Cohle will have to chase Errol into an even larger symbolic body: the “carcosa” (carcass) itself, which is full of arterial pathways and even more physical remains. At the center of the maze is The Yellow King, who is basically the Celtic/neo-pagan Horned God, symbol of fertility and the hunt.
All along, our boy Cohle has been good about mortifying the flesh. He turns down the drug dealing prostitute, remember? He does his meditation exercises. So he follows the maze of the flesh to its violent, putrescent center, and dies to his body, there, as he must. He is saved by the stabler version of faith: Hart, who is ordinary Christian love (heart) and ordinary venal life (hart, as in, more antlers, but he’s married). He goes into a coma, somehow experiences the reality of salvation and the union of souls, and returns, resurrected in a white shroud.

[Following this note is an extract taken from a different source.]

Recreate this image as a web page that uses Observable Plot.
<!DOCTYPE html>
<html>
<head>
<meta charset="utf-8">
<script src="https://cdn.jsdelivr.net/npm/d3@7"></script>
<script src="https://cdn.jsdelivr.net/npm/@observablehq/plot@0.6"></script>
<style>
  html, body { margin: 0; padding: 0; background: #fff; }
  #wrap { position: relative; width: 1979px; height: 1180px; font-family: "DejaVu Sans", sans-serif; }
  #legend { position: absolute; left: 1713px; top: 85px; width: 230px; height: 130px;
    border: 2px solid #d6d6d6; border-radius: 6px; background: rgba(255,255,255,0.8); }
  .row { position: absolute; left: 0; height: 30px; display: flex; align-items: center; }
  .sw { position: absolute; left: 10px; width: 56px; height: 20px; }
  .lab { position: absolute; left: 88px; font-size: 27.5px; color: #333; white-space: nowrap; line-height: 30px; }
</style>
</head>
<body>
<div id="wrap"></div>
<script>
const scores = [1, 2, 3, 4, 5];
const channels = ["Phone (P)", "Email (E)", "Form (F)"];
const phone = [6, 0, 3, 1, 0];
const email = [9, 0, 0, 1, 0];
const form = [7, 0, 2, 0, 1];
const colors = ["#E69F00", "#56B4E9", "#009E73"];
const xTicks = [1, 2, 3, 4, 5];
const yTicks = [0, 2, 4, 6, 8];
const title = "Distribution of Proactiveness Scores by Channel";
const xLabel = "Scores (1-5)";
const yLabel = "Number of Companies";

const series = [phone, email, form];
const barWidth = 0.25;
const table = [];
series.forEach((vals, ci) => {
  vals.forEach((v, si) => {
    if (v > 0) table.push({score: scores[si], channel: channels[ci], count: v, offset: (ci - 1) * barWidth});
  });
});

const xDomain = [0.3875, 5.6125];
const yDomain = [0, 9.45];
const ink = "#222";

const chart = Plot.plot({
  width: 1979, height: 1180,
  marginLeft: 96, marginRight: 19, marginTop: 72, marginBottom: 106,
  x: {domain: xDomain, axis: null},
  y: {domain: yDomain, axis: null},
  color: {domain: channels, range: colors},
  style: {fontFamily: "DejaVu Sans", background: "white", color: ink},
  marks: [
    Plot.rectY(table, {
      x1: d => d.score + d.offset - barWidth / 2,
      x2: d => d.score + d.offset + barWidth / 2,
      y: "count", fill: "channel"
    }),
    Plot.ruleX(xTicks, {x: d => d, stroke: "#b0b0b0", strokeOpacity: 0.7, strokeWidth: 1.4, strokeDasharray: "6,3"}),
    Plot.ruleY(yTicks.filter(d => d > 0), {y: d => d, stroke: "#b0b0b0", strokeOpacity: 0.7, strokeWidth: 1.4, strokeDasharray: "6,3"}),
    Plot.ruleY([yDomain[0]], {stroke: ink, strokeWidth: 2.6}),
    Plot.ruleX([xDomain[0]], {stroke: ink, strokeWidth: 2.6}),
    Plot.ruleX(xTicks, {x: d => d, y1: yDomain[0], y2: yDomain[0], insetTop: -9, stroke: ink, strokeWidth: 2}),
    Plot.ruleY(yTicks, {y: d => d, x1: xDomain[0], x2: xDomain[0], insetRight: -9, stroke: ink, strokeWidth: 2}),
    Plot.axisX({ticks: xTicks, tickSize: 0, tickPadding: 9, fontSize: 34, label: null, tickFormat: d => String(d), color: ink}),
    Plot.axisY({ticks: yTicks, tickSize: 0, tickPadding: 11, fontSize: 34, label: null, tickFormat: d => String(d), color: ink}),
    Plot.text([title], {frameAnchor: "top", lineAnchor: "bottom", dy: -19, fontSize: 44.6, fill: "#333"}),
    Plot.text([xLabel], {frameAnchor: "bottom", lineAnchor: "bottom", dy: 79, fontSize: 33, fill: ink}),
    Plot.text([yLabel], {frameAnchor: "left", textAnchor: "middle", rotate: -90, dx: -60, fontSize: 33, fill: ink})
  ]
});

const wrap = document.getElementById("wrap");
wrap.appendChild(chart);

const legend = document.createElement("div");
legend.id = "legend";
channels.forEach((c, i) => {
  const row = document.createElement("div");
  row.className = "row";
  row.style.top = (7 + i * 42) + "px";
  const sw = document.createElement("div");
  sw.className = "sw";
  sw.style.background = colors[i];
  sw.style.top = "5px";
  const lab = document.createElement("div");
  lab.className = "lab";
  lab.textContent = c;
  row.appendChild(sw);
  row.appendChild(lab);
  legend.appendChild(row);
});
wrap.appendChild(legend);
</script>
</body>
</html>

“So what was going on with Marty’s daughter?” Original sin: the child’s dangerous body. That’s why, when Errol has become demonically sinful, he pretends to be a child, erring innocently — “dressed” as a child (“Childress”).
“What is the point of the spiral?” It’s a symbol of trance, i.e. demonic possession. Beyond that, it echoes the circles of Hell and descent into the incestuous lusts of bodies. No matter what this show says about prostitutes, on a fundamental level, it hates them.
Cohle also enacts a series of God-like judgments on the hapless Steve Geraci. I admit, that doesn’t really explain why the show spends so much time on him, and I don’t have any better theory, other than the usual (that he represents Eichmann-like submission to evil). But one Steve Geraci is still not a lot, as far as loose threads go. Everything else, that critics are calling “irrelevant,” makes perfect sense, as long as you accept the show’s Puritanical absolutes, and its surprise-ending Jesus figure.
It’s a good trick. But Pizzolatto can only do it once.